# Calling All Resin Casters



## 41-willys (Jan 7, 2000)

Do any of you make a buddy clip for a mag or non mag AFX Chassis?
Thanks


----------



## alpink (Aug 22, 2010)

not sure what you mean. 

a buddy clip to attach an AFX chassis to what body?


----------



## 41-willys (Jan 7, 2000)

Al, I am wanting it for customs, so I can mount any body or thing to a AFX chassis so it can be popped on or off like a AFX body


----------



## plymouth71 (Dec 14, 2009)

You mean like these? I pop em out like candy. PM what you need, I'm sure we can work something out...


----------



## 41-willys (Jan 7, 2000)

plymouth71 said:


> You mean like these? I pop em out like candy. PM what you need, I'm sure we can work something out...

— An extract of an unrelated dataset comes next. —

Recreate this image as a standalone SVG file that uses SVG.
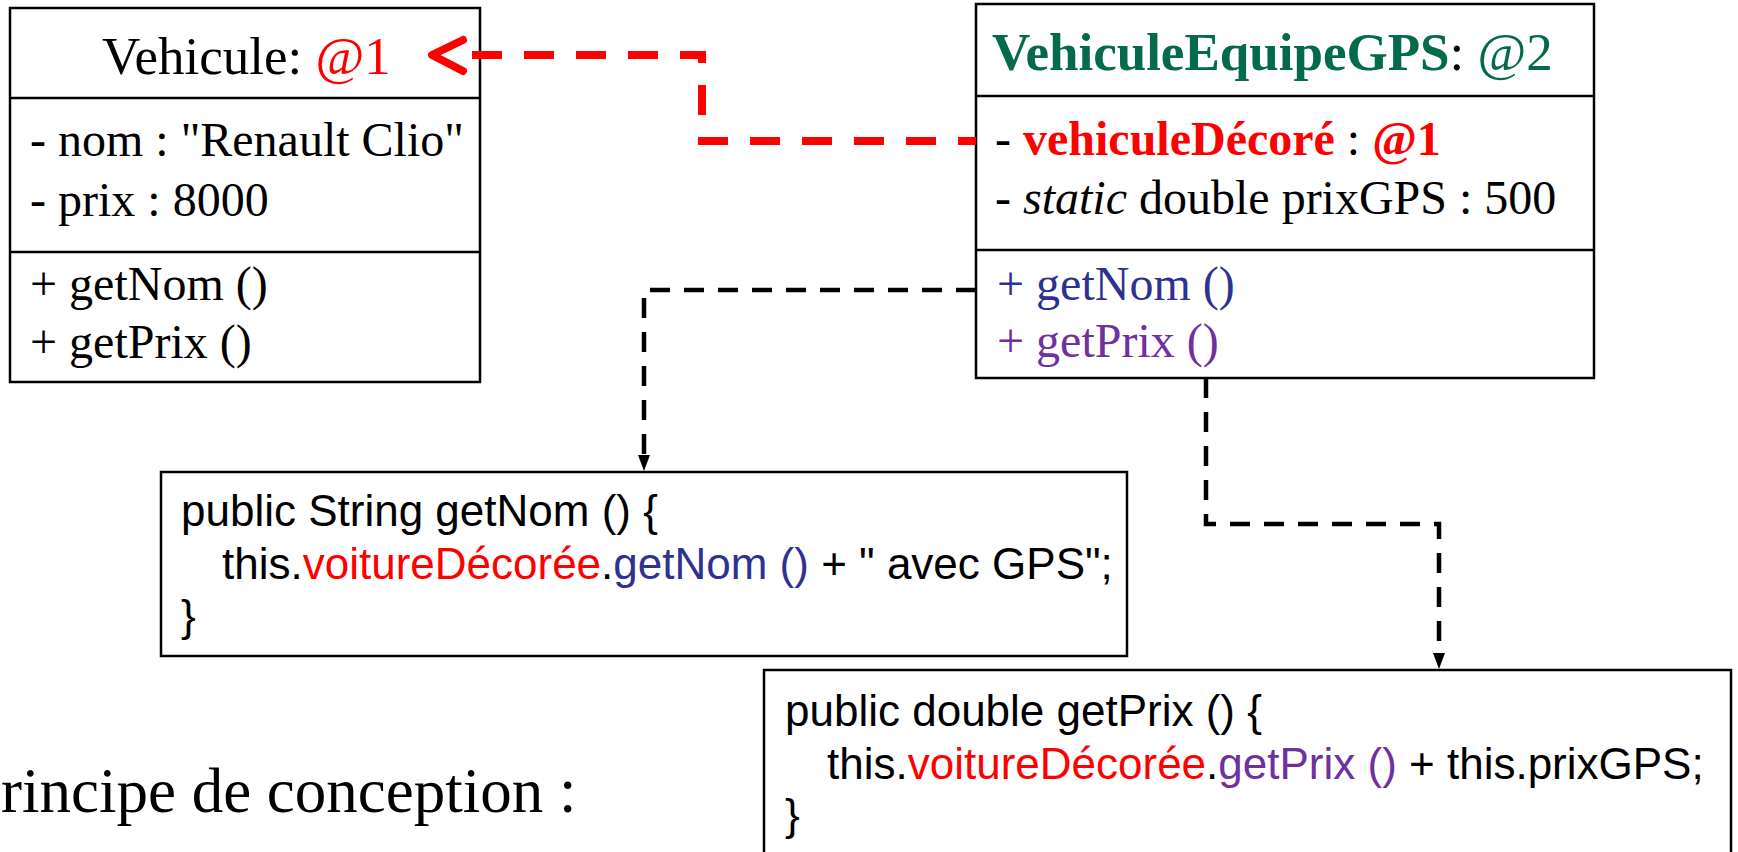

yes but connected together to form a channel


----------



## bobwoodly (Aug 25, 2008)

This?

http://members.tripod.com/jims_customs/id20.html


----------



## 41-willys (Jan 7, 2000)

thanks that will work great:wave:


----------



## 9finger hobbies (Mar 11, 2008)

I would like some of those also. How much are they?


----------



## Super Coupe (Feb 16, 2010)

9finger hobbies said:


> I would like some of those also. How much are they?


Click on the above link, under the picture there are prices.Looks like they are a dollar apeice.Hope this helps you out.
>Tom<


----------